- Exercise
Leave out every picture, then transcribe the rest of the listing exactly.

- Supplied information
________
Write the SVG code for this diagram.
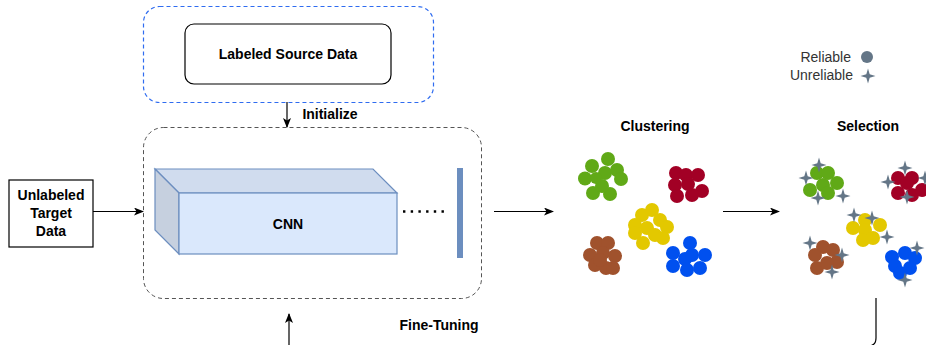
<svg xmlns="http://www.w3.org/2000/svg" xmlns:xlink="http://www.w3.org/1999/xlink" width="926" height="345" viewBox="0 0 926 345">
<style>
.lbl{font-family:"Liberation Sans",Arial,sans-serif;font-size:14px;font-weight:bold;fill:#000;text-anchor:middle}
.leg{font-family:"Liberation Sans",Arial,sans-serif;font-size:14px;fill:#333;text-anchor:end}
.edge{fill:none;stroke:#000;stroke-width:1.2}
.g circle{fill:#60a917}
.r circle{fill:#a20025}
.y circle{fill:#e3c800}
.b circle{fill:#a0522d}
.u circle{fill:#0050ef}
.star{fill:#647687}
</style>
<defs>
<marker id="ah" markerWidth="10" markerHeight="8" refX="9" refY="4" orient="auto" markerUnits="userSpaceOnUse">
<path d="M0,0 L10,4 L0,8 L2.5,4 Z" fill="#000"/>
</marker>
<path id="st" class="star" d="M0,-7.5 L1.7,-1.7 L7.5,0 L1.7,1.7 L0,7.5 L-1.7,1.7 L-7.5,0 L-1.7,-1.7 Z"/>
</defs>

<g id="source-container">
<rect x="143.5" y="6.5" width="290" height="96" rx="16" fill="none" stroke="#2f6cf0" stroke-width="1.2" stroke-dasharray="4 3"/>
</g>
<g id="labeled-source">
<rect x="185" y="24" width="206" height="60" rx="9" fill="#fff" stroke="#000" stroke-width="1.2"/>
<text class="lbl" x="288" y="59">Labeled Source Data</text>
</g>
<g id="model-container">
<rect x="143.5" y="127.5" width="338" height="171" rx="20" fill="none" stroke="#555" stroke-width="1" stroke-dasharray="4 3"/>
</g>
<g id="cnn">
<polygon points="155,169 373,169 397,193 179,193" fill="#d0dcee" stroke="#6c8ebf" stroke-width="1.2"/>
<polygon points="155,169 179,193 179,254 155,230" fill="#c6d0df" stroke="#6c8ebf" stroke-width="1.2"/>
<rect x="179" y="193" width="218" height="61" fill="#dae8fc" stroke="#6c8ebf" stroke-width="1.2"/>
<text class="lbl" x="288" y="229">CNN</text>
</g>
<g id="feature-dots">
<line x1="403" y1="211.5" x2="444" y2="211.5" stroke="#000" stroke-width="2.4" stroke-dasharray="2.4 5.3"/>
</g>
<g id="feature-layer">
<rect x="457" y="168" width="6" height="90" fill="#6c8ebf"/>
</g>
<g id="unlabeled-target">
<rect x="9" y="180" width="84" height="67" fill="#fff" stroke="#000" stroke-width="1.2"/>
<text class="lbl" x="51" y="200">Unlabeled</text>
<text class="lbl" x="51" y="218">Target</text>
<text class="lbl" x="51" y="236">Data</text>
</g>

<g id="clustering">
<text class="lbl" x="655" y="131">Clustering</text>
<g class="g">
<circle cx="592" cy="166" r="7"/><circle cx="608" cy="159" r="7"/><circle cx="617" cy="170" r="7"/><circle cx="585" cy="178.5" r="7"/><circle cx="621" cy="179" r="7"/><circle cx="593" cy="193" r="7"/><circle cx="610" cy="194" r="7"/><circle cx="602" cy="186" r="7"/><circle cx="605" cy="173" r="7"/><circle cx="596" cy="178" r="6"/>
</g>
<g class="r">
<circle cx="676" cy="173" r="7"/><circle cx="686" cy="175" r="7"/><circle cx="698" cy="175" r="7"/><circle cx="675" cy="185" r="7"/><circle cx="702" cy="191" r="7"/><circle cx="677" cy="196" r="7"/><circle cx="692" cy="195" r="7"/><circle cx="688" cy="184" r="7"/>
</g>
<g class="y">
<circle cx="642" cy="215" r="7"/><circle cx="652" cy="210" r="7"/><circle cx="660" cy="220" r="7"/><circle cx="667" cy="227" r="7"/><circle cx="635" cy="225" r="7"/><circle cx="635" cy="233" r="7"/><circle cx="647" cy="228" r="7"/><circle cx="655" cy="235" r="7"/><circle cx="663" cy="238" r="7"/><circle cx="643" cy="243" r="7"/>
</g>
<g class="b">
<circle cx="597" cy="243" r="7"/><circle cx="608" cy="243" r="7"/><circle cx="590" cy="255" r="7"/><circle cx="603" cy="253" r="7"/><circle cx="615" cy="256" r="7"/><circle cx="595" cy="265" r="7"/><circle cx="606" cy="268" r="7"/><circle cx="613" cy="268" r="7"/><circle cx="600" cy="260" r="7"/>
</g>
<g class="u">
<circle cx="690" cy="243" r="7"/><circle cx="673" cy="253" r="7"/><circle cx="685" cy="259" r="7"/><circle cx="705" cy="255" r="7"/><circle cx="673" cy="266" r="7"/><circle cx="687" cy="270" r="7"/><circle cx="700" cy="268" r="7"/><circle cx="692" cy="255" r="7"/>
</g>
</g>

<g id="selection">
<text class="lbl" x="868" y="131">Selection</text>
<g class="g">
<circle cx="817" cy="173" r="7"/><circle cx="828" cy="173" r="7"/><circle cx="837" cy="183" r="7"/><circle cx="810" cy="190" r="7"/><circle cx="823" cy="185" r="7"/><circle cx="828" cy="193" r="7"/>
</g>
<use href="#st" x="819" y="165"/><use href="#st" x="806" y="178"/><use href="#st" x="818" y="198"/><use href="#st" x="843" y="196"/>
<g class="r">
<circle cx="898" cy="178" r="7"/><circle cx="912" cy="178" r="7"/><circle cx="898" cy="193" r="7"/><circle cx="912" cy="195" r="7"/><circle cx="922" cy="190" r="7"/><circle cx="907" cy="183" r="7"/>
</g>
<use href="#st" x="905" y="168"/><use href="#st" x="888" y="182"/><use href="#st" x="907" y="197"/><use href="#st" x="925" y="178"/>
<g class="y">
<circle cx="865" cy="220" r="7"/><circle cx="880" cy="225" r="7"/><circle cx="853" cy="228" r="7"/><circle cx="865" cy="230" r="7"/><circle cx="863" cy="240" r="7"/><circle cx="873" cy="238" r="7"/>
</g>
<use href="#st" x="854" y="215"/><use href="#st" x="872" y="218"/><use href="#st" x="887" y="237"/>
<g class="b">
<circle cx="823" cy="247" r="7"/><circle cx="833" cy="250" r="7"/><circle cx="815" cy="255" r="7"/><circle cx="837" cy="262" r="7"/><circle cx="817" cy="268" r="7"/><circle cx="827" cy="263" r="7"/>
</g>
<use href="#st" x="810" y="243"/><use href="#st" x="842" y="255"/><use href="#st" x="832" y="272"/>
<g class="u">
<circle cx="892" cy="257" r="7"/><circle cx="905" cy="253" r="7"/><circle cx="915" cy="258" r="7"/><circle cx="895" cy="266" r="7"/><circle cx="910" cy="268" r="7"/><circle cx="900" cy="273" r="7"/>
</g>
<use href="#st" x="917" y="248"/><use href="#st" x="905" y="280"/>
</g>

<g id="legend">
<text class="leg" x="851" y="62">Reliable</text>
<circle cx="867" cy="57" r="6" fill="#647687"/>
<text class="leg" x="853" y="80">Unreliable</text>
<use href="#st" x="868" y="76"/>
</g>

<g id="connectors">
<line class="edge" x1="287" y1="102" x2="287" y2="127" marker-end="url(#ah)"/>
<text class="lbl" x="330" y="119">Initialize</text>
<line class="edge" x1="93" y1="211.5" x2="143" y2="211.5" marker-end="url(#ah)"/>
<line class="edge" x1="494" y1="211.5" x2="553" y2="211.5" marker-end="url(#ah)"/>
<line class="edge" x1="723" y1="211.5" x2="779" y2="211.5" marker-end="url(#ah)"/>
<path class="edge" d="M876,298 V338 Q876,346 868,346 H289 V314" marker-end="url(#ah)"/>
<text class="lbl" x="439" y="330">Fine-Tuning</text>
</g>
</svg>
________
- Exercise response
Write the SVG code for this diagram.
<svg xmlns="http://www.w3.org/2000/svg" xmlns:xlink="http://www.w3.org/1999/xlink" width="926" height="345" viewBox="0 0 926 345">
<style>
.lbl{font-family:"Liberation Sans",Arial,sans-serif;font-size:14px;font-weight:bold;fill:#000;text-anchor:middle}
.leg{font-family:"Liberation Sans",Arial,sans-serif;font-size:14px;fill:#333;text-anchor:end}
.edge{fill:none;stroke:#000;stroke-width:1.2}
.g circle{fill:#60a917}
.r circle{fill:#a20025}
.y circle{fill:#e3c800}
.b circle{fill:#a0522d}
.u circle{fill:#0050ef}
.star{fill:#647687}
</style>
<defs>
<marker id="ah" markerWidth="10" markerHeight="8" refX="9" refY="4" orient="auto" markerUnits="userSpaceOnUse">
<path d="M0,0 L10,4 L0,8 L2.5,4 Z" fill="#000"/>
</marker>
<path id="st" class="star" d="M0,-7.5 L1.7,-1.7 L7.5,0 L1.7,1.7 L0,7.5 L-1.7,1.7 L-7.5,0 L-1.7,-1.7 Z"/>
</defs>

<g id="source-container">
<rect x="143.5" y="6.5" width="290" height="96" rx="16" fill="none" stroke="#2f6cf0" stroke-width="1.2" stroke-dasharray="4 3"/>
</g>
<g id="labeled-source">
<rect x="185" y="24" width="206" height="60" rx="9" fill="#fff" stroke="#000" stroke-width="1.2"/>
<text class="lbl" x="288" y="59">Labeled Source Data</text>
</g>
<g id="model-container">
<rect x="143.5" y="127.5" width="338" height="171" rx="20" fill="none" stroke="#555" stroke-width="1" stroke-dasharray="4 3"/>
</g>
<g id="cnn">
<polygon points="155,169 373,169 397,193 179,193" fill="#d0dcee" stroke="#6c8ebf" stroke-width="1.2"/>
<polygon points="155,169 179,193 179,254 155,230" fill="#c6d0df" stroke="#6c8ebf" stroke-width="1.2"/>
<rect x="179" y="193" width="218" height="61" fill="#dae8fc" stroke="#6c8ebf" stroke-width="1.2"/>
<text class="lbl" x="288" y="229">CNN</text>
</g>
<g id="feature-dots">
<line x1="403" y1="211.5" x2="444" y2="211.5" stroke="#000" stroke-width="2.4" stroke-dasharray="2.4 5.3"/>
</g>
<g id="feature-layer">
<rect x="457" y="168" width="6" height="90" fill="#6c8ebf"/>
</g>
<g id="unlabeled-target">
<rect x="9" y="180" width="84" height="67" fill="#fff" stroke="#000" stroke-width="1.2"/>
<text class="lbl" x="51" y="200">Unlabeled</text>
<text class="lbl" x="51" y="218">Target</text>
<text class="lbl" x="51" y="236">Data</text>
</g>

<g id="clustering">
<text class="lbl" x="655" y="131">Clustering</text>
<g class="g">
<circle cx="592" cy="166" r="7"/><circle cx="608" cy="159" r="7"/><circle cx="617" cy="170" r="7"/><circle cx="585" cy="178.5" r="7"/><circle cx="621" cy="179" r="7"/><circle cx="593" cy="193" r="7"/><circle cx="610" cy="194" r="7"/><circle cx="602" cy="186" r="7"/><circle cx="605" cy="173" r="7"/><circle cx="596" cy="178" r="6"/>
</g>
<g class="r">
<circle cx="676" cy="173" r="7"/><circle cx="686" cy="175" r="7"/><circle cx="698" cy="175" r="7"/><circle cx="675" cy="185" r="7"/><circle cx="702" cy="191" r="7"/><circle cx="677" cy="196" r="7"/><circle cx="692" cy="195" r="7"/><circle cx="688" cy="184" r="7"/>
</g>
<g class="y">
<circle cx="642" cy="215" r="7"/><circle cx="652" cy="210" r="7"/><circle cx="660" cy="220" r="7"/><circle cx="667" cy="227" r="7"/><circle cx="635" cy="225" r="7"/><circle cx="635" cy="233" r="7"/><circle cx="647" cy="228" r="7"/><circle cx="655" cy="235" r="7"/><circle cx="663" cy="238" r="7"/><circle cx="643" cy="243" r="7"/>
</g>
<g class="b">
<circle cx="597" cy="243" r="7"/><circle cx="608" cy="243" r="7"/><circle cx="590" cy="255" r="7"/><circle cx="603" cy="253" r="7"/><circle cx="615" cy="256" r="7"/><circle cx="595" cy="265" r="7"/><circle cx="606" cy="268" r="7"/><circle cx="613" cy="268" r="7"/><circle cx="600" cy="260" r="7"/>
</g>
<g class="u">
<circle cx="690" cy="243" r="7"/><circle cx="673" cy="253" r="7"/><circle cx="685" cy="259" r="7"/><circle cx="705" cy="255" r="7"/><circle cx="673" cy="266" r="7"/><circle cx="687" cy="270" r="7"/><circle cx="700" cy="268" r="7"/><circle cx="692" cy="255" r="7"/>
</g>
</g>

<g id="selection">
<text class="lbl" x="868" y="131">Selection</text>
<g class="g">
<circle cx="817" cy="173" r="7"/><circle cx="828" cy="173" r="7"/><circle cx="837" cy="183" r="7"/><circle cx="810" cy="190" r="7"/><circle cx="823" cy="185" r="7"/><circle cx="828" cy="193" r="7"/>
</g>
<use href="#st" x="819" y="165"/><use href="#st" x="806" y="178"/><use href="#st" x="818" y="198"/><use href="#st" x="843" y="196"/>
<g class="r">
<circle cx="898" cy="178" r="7"/><circle cx="912" cy="178" r="7"/><circle cx="898" cy="193" r="7"/><circle cx="912" cy="195" r="7"/><circle cx="922" cy="190" r="7"/><circle cx="907" cy="183" r="7"/>
</g>
<use href="#st" x="905" y="168"/><use href="#st" x="888" y="182"/><use href="#st" x="907" y="197"/><use href="#st" x="925" y="178"/>
<g class="y">
<circle cx="865" cy="220" r="7"/><circle cx="880" cy="225" r="7"/><circle cx="853" cy="228" r="7"/><circle cx="865" cy="230" r="7"/><circle cx="863" cy="240" r="7"/><circle cx="873" cy="238" r="7"/>
</g>
<use href="#st" x="854" y="215"/><use href="#st" x="872" y="218"/><use href="#st" x="887" y="237"/>
<g class="b">
<circle cx="823" cy="247" r="7"/><circle cx="833" cy="250" r="7"/><circle cx="815" cy="255" r="7"/><circle cx="837" cy="262" r="7"/><circle cx="817" cy="268" r="7"/><circle cx="827" cy="263" r="7"/>
</g>
<use href="#st" x="810" y="243"/><use href="#st" x="842" y="255"/><use href="#st" x="832" y="272"/>
<g class="u">
<circle cx="892" cy="257" r="7"/><circle cx="905" cy="253" r="7"/><circle cx="915" cy="258" r="7"/><circle cx="895" cy="266" r="7"/><circle cx="910" cy="268" r="7"/><circle cx="900" cy="273" r="7"/>
</g>
<use href="#st" x="917" y="248"/><use href="#st" x="905" y="280"/>
</g>

<g id="legend">
<text class="leg" x="851" y="62">Reliable</text>
<circle cx="867" cy="57" r="6" fill="#647687"/>
<text class="leg" x="853" y="80">Unreliable</text>
<use href="#st" x="868" y="76"/>
</g>

<g id="connectors">
<line class="edge" x1="287" y1="102" x2="287" y2="127" marker-end="url(#ah)"/>
<text class="lbl" x="330" y="119">Initialize</text>
<line class="edge" x1="93" y1="211.5" x2="143" y2="211.5" marker-end="url(#ah)"/>
<line class="edge" x1="494" y1="211.5" x2="553" y2="211.5" marker-end="url(#ah)"/>
<line class="edge" x1="723" y1="211.5" x2="779" y2="211.5" marker-end="url(#ah)"/>
<path class="edge" d="M876,298 V338 Q876,346 868,346 H289 V314" marker-end="url(#ah)"/>
<text class="lbl" x="439" y="330">Fine-Tuning</text>
</g>
</svg>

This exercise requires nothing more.